= Required work =
Find, in the records below, the line that contains "Clone this chart in Apache ECharts." and the line that contains "const AX = '#BFBFBF';". Copy those two lines and everything between them exactly, but not the pictures.

= Material for this task =
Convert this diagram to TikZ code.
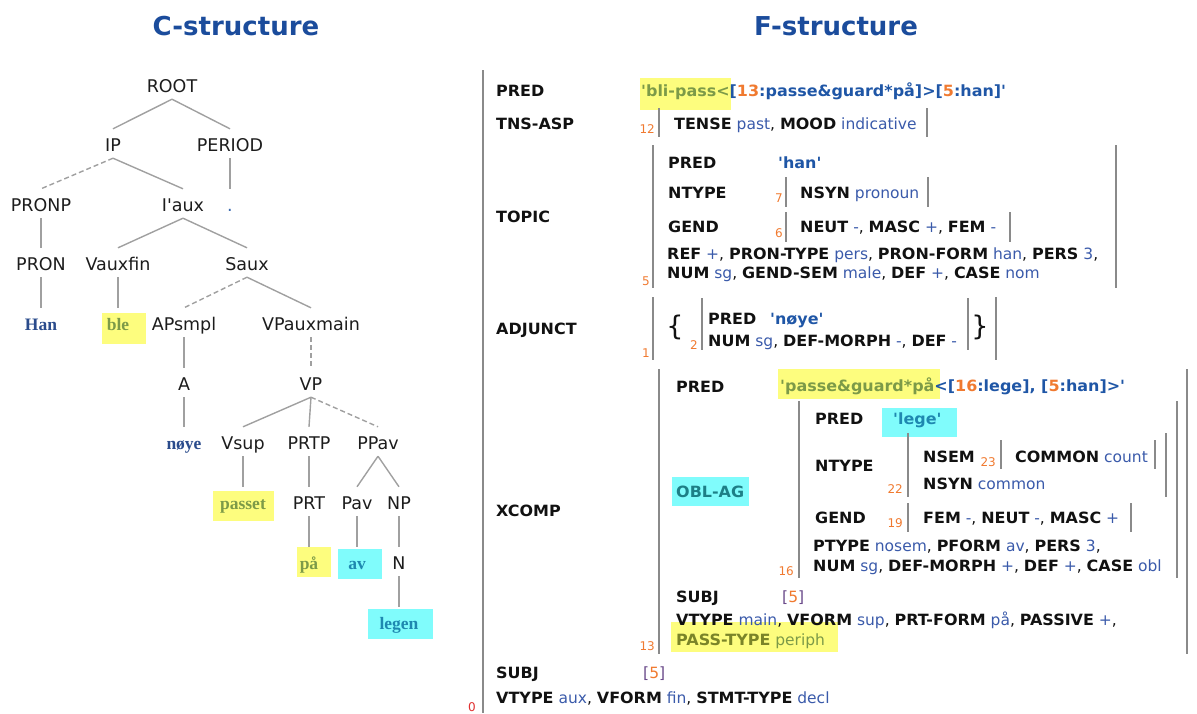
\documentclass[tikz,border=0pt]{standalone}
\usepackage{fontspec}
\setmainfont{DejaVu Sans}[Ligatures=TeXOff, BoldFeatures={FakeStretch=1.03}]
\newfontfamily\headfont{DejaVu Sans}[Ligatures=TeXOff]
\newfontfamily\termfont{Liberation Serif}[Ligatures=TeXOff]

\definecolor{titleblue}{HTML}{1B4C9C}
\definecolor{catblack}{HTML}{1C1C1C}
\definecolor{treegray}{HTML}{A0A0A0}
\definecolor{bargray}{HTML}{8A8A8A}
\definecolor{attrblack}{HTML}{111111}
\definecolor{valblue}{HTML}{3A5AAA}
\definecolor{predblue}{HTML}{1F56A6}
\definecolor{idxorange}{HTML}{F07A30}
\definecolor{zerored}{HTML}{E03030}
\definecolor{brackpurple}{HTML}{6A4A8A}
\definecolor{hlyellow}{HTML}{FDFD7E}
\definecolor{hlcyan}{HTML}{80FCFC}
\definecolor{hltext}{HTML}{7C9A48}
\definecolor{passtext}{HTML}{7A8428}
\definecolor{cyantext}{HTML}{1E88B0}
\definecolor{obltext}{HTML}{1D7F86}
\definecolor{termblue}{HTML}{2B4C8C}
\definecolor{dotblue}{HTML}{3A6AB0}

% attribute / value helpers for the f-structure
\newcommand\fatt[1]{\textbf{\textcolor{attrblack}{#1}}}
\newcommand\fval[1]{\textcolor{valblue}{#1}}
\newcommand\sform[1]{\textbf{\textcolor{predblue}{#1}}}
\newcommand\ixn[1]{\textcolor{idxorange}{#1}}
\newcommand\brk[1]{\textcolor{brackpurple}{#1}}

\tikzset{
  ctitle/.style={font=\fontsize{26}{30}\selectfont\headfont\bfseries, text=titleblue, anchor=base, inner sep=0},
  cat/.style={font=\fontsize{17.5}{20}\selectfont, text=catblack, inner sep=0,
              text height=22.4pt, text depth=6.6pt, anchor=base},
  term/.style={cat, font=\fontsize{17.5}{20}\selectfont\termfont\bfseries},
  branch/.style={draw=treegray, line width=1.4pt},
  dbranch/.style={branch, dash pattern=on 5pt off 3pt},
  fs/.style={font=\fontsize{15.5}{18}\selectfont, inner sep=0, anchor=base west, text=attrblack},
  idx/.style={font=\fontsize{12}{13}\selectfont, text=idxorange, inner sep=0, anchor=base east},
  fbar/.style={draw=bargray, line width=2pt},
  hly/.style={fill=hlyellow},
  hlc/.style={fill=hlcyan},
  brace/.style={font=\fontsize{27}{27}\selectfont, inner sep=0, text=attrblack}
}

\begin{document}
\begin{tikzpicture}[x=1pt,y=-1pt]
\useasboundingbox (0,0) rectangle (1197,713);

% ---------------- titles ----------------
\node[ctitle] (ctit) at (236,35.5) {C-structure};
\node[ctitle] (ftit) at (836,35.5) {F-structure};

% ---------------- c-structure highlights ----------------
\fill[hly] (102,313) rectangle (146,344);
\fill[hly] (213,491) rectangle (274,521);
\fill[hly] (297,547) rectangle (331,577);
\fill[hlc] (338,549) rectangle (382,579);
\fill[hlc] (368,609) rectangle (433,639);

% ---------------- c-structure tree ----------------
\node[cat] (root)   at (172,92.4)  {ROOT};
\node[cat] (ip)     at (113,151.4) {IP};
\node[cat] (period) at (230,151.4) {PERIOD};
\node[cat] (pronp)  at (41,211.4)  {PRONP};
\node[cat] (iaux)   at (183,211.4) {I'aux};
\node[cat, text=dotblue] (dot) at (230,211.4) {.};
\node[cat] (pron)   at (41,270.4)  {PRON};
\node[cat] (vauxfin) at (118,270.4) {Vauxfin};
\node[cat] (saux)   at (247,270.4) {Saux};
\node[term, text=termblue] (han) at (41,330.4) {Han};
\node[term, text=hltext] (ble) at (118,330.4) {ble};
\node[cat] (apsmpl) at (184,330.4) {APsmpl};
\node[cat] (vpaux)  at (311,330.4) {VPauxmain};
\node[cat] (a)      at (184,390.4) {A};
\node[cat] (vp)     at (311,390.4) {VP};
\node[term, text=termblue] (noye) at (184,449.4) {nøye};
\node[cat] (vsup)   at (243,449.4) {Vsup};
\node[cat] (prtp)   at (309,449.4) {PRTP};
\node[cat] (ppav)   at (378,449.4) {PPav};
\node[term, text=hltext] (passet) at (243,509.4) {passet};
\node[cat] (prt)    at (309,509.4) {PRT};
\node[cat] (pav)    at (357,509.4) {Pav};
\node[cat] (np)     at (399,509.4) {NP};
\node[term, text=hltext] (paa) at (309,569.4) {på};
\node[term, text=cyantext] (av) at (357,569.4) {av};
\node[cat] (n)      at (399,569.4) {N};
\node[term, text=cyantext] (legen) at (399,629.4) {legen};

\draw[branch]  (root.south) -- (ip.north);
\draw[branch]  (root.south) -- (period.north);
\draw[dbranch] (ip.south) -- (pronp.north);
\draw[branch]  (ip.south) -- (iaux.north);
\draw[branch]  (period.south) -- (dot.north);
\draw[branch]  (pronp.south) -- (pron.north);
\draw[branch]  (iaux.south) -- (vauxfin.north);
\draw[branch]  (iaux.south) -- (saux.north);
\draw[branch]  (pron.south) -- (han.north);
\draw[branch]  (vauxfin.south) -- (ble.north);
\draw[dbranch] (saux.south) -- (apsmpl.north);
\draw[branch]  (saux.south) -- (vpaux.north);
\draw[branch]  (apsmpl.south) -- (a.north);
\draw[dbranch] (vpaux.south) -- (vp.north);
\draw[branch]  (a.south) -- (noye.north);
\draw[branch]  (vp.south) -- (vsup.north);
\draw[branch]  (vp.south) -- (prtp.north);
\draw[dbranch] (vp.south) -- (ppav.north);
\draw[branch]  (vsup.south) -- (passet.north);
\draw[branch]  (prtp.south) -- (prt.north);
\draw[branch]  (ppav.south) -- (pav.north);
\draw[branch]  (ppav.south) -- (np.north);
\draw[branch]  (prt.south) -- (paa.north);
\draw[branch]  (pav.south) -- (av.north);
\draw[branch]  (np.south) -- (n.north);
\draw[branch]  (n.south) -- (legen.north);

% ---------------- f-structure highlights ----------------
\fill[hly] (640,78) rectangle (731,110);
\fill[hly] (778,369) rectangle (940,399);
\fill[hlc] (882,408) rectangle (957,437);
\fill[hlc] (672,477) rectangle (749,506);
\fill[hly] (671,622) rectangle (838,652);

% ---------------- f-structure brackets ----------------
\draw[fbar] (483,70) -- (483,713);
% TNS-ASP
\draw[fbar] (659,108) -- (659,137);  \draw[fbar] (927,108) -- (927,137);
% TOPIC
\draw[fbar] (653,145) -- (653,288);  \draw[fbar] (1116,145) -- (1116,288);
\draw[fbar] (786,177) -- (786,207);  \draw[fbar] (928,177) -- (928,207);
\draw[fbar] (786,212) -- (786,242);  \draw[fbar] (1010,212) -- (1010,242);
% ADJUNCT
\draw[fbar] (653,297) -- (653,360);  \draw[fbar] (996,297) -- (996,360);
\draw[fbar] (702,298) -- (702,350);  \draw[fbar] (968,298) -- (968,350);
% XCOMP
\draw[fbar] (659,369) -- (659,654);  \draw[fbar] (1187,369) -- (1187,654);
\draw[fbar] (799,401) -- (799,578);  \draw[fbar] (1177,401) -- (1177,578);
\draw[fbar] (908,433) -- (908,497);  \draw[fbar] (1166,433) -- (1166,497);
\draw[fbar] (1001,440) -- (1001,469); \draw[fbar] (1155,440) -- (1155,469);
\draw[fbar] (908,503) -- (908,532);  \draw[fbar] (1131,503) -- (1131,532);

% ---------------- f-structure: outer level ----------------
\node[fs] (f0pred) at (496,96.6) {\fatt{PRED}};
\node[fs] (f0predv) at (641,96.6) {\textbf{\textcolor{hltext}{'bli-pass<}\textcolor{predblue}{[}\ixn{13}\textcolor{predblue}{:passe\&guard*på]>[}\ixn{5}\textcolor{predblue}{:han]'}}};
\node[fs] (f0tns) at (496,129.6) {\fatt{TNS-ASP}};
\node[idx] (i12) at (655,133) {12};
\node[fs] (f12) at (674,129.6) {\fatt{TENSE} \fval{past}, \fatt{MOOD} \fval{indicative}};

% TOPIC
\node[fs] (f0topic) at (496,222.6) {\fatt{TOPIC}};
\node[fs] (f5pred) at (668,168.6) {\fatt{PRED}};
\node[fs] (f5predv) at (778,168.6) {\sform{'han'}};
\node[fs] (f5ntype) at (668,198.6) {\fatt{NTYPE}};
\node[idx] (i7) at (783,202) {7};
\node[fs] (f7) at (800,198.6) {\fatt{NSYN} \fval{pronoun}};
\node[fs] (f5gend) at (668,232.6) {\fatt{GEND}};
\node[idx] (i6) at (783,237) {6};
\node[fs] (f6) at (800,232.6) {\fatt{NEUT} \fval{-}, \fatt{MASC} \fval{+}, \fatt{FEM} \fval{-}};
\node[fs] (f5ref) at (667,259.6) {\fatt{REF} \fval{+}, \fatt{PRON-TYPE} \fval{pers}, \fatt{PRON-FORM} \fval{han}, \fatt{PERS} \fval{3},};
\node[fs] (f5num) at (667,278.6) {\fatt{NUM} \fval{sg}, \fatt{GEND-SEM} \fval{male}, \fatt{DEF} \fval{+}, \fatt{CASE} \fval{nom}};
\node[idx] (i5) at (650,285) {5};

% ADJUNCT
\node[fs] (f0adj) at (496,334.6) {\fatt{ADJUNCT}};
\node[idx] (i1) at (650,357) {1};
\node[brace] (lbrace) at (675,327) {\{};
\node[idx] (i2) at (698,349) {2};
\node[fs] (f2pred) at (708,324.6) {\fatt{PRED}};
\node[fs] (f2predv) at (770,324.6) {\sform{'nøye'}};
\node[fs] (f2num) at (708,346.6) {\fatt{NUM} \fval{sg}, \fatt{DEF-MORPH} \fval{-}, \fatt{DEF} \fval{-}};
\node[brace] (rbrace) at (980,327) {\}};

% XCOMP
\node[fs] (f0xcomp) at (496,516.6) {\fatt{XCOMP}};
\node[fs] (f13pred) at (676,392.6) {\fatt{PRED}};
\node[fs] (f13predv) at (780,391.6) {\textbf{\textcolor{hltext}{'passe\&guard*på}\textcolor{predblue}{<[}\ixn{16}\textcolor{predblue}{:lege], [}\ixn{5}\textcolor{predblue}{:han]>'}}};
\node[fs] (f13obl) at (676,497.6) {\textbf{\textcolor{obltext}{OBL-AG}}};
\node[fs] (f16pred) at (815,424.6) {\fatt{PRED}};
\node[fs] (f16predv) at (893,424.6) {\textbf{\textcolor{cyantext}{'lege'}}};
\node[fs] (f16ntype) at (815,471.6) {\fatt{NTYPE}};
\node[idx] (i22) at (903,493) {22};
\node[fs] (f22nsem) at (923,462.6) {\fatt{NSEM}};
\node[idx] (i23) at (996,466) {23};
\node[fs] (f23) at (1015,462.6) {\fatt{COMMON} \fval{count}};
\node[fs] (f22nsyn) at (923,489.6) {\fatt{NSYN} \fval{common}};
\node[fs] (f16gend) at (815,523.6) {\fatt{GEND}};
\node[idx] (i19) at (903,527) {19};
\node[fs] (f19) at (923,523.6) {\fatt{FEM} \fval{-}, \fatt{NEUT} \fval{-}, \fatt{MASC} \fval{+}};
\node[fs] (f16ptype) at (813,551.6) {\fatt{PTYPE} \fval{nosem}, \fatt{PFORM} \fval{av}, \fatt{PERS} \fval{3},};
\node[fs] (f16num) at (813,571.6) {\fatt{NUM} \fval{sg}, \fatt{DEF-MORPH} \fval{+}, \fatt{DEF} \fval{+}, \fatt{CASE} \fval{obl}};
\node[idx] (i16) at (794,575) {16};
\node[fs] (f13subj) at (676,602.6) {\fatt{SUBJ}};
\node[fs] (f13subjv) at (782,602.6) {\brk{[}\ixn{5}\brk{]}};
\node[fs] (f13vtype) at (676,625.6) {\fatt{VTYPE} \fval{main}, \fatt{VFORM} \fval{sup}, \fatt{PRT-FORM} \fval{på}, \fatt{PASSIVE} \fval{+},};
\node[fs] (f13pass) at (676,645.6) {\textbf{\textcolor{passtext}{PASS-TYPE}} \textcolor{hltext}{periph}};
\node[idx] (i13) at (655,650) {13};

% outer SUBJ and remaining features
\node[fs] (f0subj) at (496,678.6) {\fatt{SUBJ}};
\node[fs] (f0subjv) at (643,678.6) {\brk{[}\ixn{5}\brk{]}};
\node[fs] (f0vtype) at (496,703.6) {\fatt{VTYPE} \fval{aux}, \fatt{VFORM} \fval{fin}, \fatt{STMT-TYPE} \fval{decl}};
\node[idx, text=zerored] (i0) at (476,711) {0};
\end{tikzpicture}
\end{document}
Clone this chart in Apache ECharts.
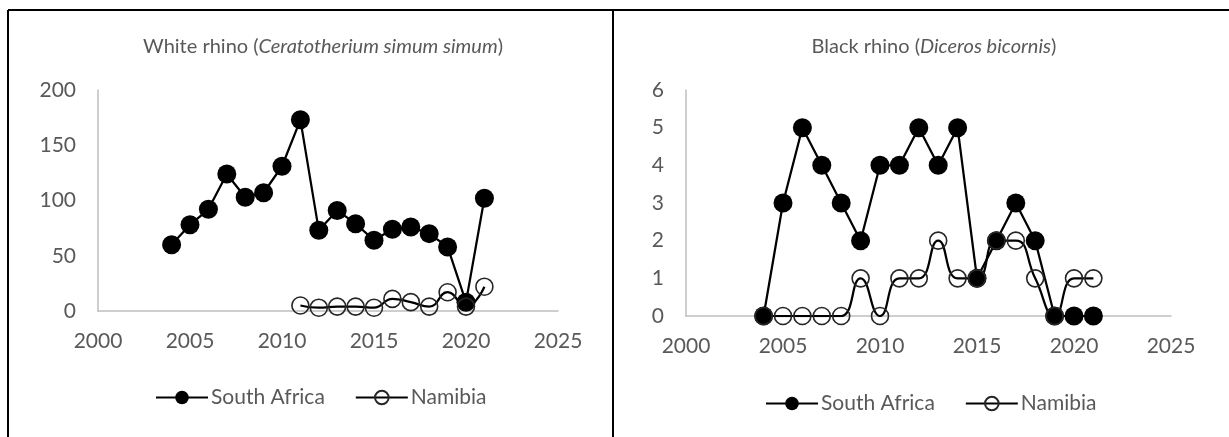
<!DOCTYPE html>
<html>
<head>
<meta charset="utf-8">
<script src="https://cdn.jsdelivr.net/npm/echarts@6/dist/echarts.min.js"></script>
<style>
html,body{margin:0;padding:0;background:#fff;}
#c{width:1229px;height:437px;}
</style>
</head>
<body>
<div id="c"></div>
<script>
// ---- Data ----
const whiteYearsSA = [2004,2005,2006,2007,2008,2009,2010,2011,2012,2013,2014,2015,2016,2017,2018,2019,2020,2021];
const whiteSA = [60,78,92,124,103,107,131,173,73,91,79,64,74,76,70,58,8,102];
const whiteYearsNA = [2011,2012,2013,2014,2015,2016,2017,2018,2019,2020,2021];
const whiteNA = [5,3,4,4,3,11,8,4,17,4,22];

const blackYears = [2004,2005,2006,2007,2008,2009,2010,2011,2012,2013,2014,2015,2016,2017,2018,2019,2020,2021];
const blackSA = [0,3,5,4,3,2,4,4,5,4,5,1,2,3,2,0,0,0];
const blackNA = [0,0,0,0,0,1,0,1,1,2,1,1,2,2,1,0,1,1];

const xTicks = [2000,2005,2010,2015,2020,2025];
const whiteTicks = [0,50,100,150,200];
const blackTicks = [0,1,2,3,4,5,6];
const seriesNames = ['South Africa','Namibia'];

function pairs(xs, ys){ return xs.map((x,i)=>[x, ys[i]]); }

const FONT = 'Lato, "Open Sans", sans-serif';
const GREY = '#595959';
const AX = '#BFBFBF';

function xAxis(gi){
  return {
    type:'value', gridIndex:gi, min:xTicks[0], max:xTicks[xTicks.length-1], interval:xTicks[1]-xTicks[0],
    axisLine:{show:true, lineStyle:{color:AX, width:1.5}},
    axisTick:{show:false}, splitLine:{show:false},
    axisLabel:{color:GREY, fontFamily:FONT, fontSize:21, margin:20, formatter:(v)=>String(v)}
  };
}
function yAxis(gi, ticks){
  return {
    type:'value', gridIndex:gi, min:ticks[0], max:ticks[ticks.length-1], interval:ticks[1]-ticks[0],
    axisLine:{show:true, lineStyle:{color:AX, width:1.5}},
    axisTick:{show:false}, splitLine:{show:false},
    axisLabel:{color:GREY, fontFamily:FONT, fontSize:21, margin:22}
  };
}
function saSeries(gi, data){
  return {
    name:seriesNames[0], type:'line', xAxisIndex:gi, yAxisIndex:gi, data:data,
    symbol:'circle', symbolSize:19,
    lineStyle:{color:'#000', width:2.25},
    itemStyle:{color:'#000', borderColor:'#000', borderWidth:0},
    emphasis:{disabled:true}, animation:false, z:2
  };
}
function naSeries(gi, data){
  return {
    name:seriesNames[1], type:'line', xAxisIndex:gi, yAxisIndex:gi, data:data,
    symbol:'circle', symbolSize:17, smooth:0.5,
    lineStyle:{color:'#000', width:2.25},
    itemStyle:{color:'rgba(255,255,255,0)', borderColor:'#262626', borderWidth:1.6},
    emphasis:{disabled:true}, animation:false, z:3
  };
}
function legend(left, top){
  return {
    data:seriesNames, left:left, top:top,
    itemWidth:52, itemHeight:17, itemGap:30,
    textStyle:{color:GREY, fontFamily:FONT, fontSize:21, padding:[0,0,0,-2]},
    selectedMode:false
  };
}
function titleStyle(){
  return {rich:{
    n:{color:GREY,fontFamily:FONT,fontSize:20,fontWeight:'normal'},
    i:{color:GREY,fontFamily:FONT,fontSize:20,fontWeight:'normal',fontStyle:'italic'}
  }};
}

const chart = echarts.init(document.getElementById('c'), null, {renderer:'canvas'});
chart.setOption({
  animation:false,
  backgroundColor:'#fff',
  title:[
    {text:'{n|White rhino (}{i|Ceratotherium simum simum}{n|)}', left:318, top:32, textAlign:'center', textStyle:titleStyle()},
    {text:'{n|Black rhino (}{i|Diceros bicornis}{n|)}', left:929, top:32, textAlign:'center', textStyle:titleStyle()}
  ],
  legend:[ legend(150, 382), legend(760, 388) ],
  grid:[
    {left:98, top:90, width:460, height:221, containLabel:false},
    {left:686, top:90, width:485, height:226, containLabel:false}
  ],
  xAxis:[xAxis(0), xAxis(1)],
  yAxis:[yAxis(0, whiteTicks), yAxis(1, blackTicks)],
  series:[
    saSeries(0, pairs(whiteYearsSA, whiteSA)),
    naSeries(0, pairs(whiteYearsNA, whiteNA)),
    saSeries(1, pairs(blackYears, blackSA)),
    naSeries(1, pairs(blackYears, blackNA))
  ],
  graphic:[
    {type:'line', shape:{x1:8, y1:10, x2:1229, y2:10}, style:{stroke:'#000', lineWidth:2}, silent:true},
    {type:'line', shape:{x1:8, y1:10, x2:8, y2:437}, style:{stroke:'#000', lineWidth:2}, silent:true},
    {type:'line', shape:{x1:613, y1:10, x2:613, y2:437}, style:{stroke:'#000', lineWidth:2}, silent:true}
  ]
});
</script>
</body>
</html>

= Written response =
Clone this chart in Apache ECharts.
<!DOCTYPE html>
<html>
<head>
<meta charset="utf-8">
<script src="https://cdn.jsdelivr.net/npm/echarts@6/dist/echarts.min.js"></script>
<style>
html,body{margin:0;padding:0;background:#fff;}
#c{width:1229px;height:437px;}
</style>
</head>
<body>
<div id="c"></div>
<script>
// ---- Data ----
const whiteYearsSA = [2004,2005,2006,2007,2008,2009,2010,2011,2012,2013,2014,2015,2016,2017,2018,2019,2020,2021];
const whiteSA = [60,78,92,124,103,107,131,173,73,91,79,64,74,76,70,58,8,102];
const whiteYearsNA = [2011,2012,2013,2014,2015,2016,2017,2018,2019,2020,2021];
const whiteNA = [5,3,4,4,3,11,8,4,17,4,22];

const blackYears = [2004,2005,2006,2007,2008,2009,2010,2011,2012,2013,2014,2015,2016,2017,2018,2019,2020,2021];
const blackSA = [0,3,5,4,3,2,4,4,5,4,5,1,2,3,2,0,0,0];
const blackNA = [0,0,0,0,0,1,0,1,1,2,1,1,2,2,1,0,1,1];

const xTicks = [2000,2005,2010,2015,2020,2025];
const whiteTicks = [0,50,100,150,200];
const blackTicks = [0,1,2,3,4,5,6];
const seriesNames = ['South Africa','Namibia'];

function pairs(xs, ys){ return xs.map((x,i)=>[x, ys[i]]); }

const FONT = 'Lato, "Open Sans", sans-serif';
const GREY = '#595959';
const AX = '#BFBFBF';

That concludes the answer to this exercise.